# [Aim of the exercise]
Each line below should be retyped exactly, with no pictures.

# [Information supplied]
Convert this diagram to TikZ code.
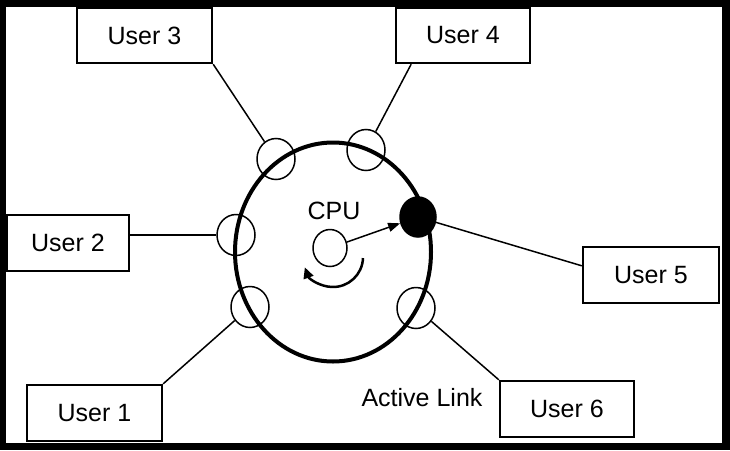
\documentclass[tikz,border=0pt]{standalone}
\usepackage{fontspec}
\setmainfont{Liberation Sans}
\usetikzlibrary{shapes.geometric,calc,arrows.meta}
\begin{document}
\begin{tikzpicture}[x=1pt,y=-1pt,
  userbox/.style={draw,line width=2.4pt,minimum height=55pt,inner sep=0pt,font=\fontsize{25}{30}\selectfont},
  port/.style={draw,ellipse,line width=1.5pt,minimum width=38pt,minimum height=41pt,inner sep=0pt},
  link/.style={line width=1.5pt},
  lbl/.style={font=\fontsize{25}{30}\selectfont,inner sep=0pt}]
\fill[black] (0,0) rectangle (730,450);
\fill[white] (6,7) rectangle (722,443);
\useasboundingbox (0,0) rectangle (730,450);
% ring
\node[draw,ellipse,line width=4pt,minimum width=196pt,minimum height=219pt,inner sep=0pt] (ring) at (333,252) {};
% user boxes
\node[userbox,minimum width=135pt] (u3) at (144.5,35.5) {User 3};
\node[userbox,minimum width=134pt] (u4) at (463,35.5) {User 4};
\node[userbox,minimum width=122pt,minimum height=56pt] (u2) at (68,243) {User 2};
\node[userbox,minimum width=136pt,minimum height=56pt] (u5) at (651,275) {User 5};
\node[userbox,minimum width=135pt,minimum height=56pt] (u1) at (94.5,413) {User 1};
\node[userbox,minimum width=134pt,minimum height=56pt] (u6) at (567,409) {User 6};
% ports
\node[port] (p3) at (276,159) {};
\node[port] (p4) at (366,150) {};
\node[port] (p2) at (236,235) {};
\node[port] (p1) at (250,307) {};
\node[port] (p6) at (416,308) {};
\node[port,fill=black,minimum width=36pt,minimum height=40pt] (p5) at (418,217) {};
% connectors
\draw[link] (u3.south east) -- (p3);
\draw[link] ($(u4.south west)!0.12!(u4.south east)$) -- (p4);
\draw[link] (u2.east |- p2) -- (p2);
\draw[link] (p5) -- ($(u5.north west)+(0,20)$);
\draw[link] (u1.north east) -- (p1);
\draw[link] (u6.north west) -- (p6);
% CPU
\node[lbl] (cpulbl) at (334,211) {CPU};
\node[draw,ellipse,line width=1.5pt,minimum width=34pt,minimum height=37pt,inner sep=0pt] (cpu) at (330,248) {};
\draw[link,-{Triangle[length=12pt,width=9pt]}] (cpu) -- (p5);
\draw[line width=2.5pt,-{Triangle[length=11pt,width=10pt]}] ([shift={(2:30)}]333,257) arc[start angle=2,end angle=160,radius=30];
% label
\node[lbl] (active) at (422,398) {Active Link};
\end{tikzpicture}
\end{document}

# [In response]
Convert this diagram to TikZ code.
\documentclass[tikz,border=0pt]{standalone}
\usepackage{fontspec}
\setmainfont{Liberation Sans}
\usetikzlibrary{shapes.geometric,calc,arrows.meta}
\begin{document}
\begin{tikzpicture}[x=1pt,y=-1pt,
  userbox/.style={draw,line width=2.4pt,minimum height=55pt,inner sep=0pt,font=\fontsize{25}{30}\selectfont},
  port/.style={draw,ellipse,line width=1.5pt,minimum width=38pt,minimum height=41pt,inner sep=0pt},
  link/.style={line width=1.5pt},
  lbl/.style={font=\fontsize{25}{30}\selectfont,inner sep=0pt}]
\fill[black] (0,0) rectangle (730,450);
\fill[white] (6,7) rectangle (722,443);
\useasboundingbox (0,0) rectangle (730,450);
% ring
\node[draw,ellipse,line width=4pt,minimum width=196pt,minimum height=219pt,inner sep=0pt] (ring) at (333,252) {};
% user boxes
\node[userbox,minimum width=135pt] (u3) at (144.5,35.5) {User 3};
\node[userbox,minimum width=134pt] (u4) at (463,35.5) {User 4};
\node[userbox,minimum width=122pt,minimum height=56pt] (u2) at (68,243) {User 2};
\node[userbox,minimum width=136pt,minimum height=56pt] (u5) at (651,275) {User 5};
\node[userbox,minimum width=135pt,minimum height=56pt] (u1) at (94.5,413) {User 1};
\node[userbox,minimum width=134pt,minimum height=56pt] (u6) at (567,409) {User 6};
% ports
\node[port] (p3) at (276,159) {};
\node[port] (p4) at (366,150) {};
\node[port] (p2) at (236,235) {};
\node[port] (p1) at (250,307) {};
\node[port] (p6) at (416,308) {};
\node[port,fill=black,minimum width=36pt,minimum height=40pt] (p5) at (418,217) {};
% connectors
\draw[link] (u3.south east) -- (p3);
\draw[link] ($(u4.south west)!0.12!(u4.south east)$) -- (p4);
\draw[link] (u2.east |- p2) -- (p2);
\draw[link] (p5) -- ($(u5.north west)+(0,20)$);
\draw[link] (u1.north east) -- (p1);
\draw[link] (u6.north west) -- (p6);
% CPU
\node[lbl] (cpulbl) at (334,211) {CPU};
\node[draw,ellipse,line width=1.5pt,minimum width=34pt,minimum height=37pt,inner sep=0pt] (cpu) at (330,248) {};
\draw[link,-{Triangle[length=12pt,width=9pt]}] (cpu) -- (p5);
\draw[line width=2.5pt,-{Triangle[length=11pt,width=10pt]}] ([shift={(2:30)}]333,257) arc[start angle=2,end angle=160,radius=30];
% label
\node[lbl] (active) at (422,398) {Active Link};
\end{tikzpicture}
\end{document}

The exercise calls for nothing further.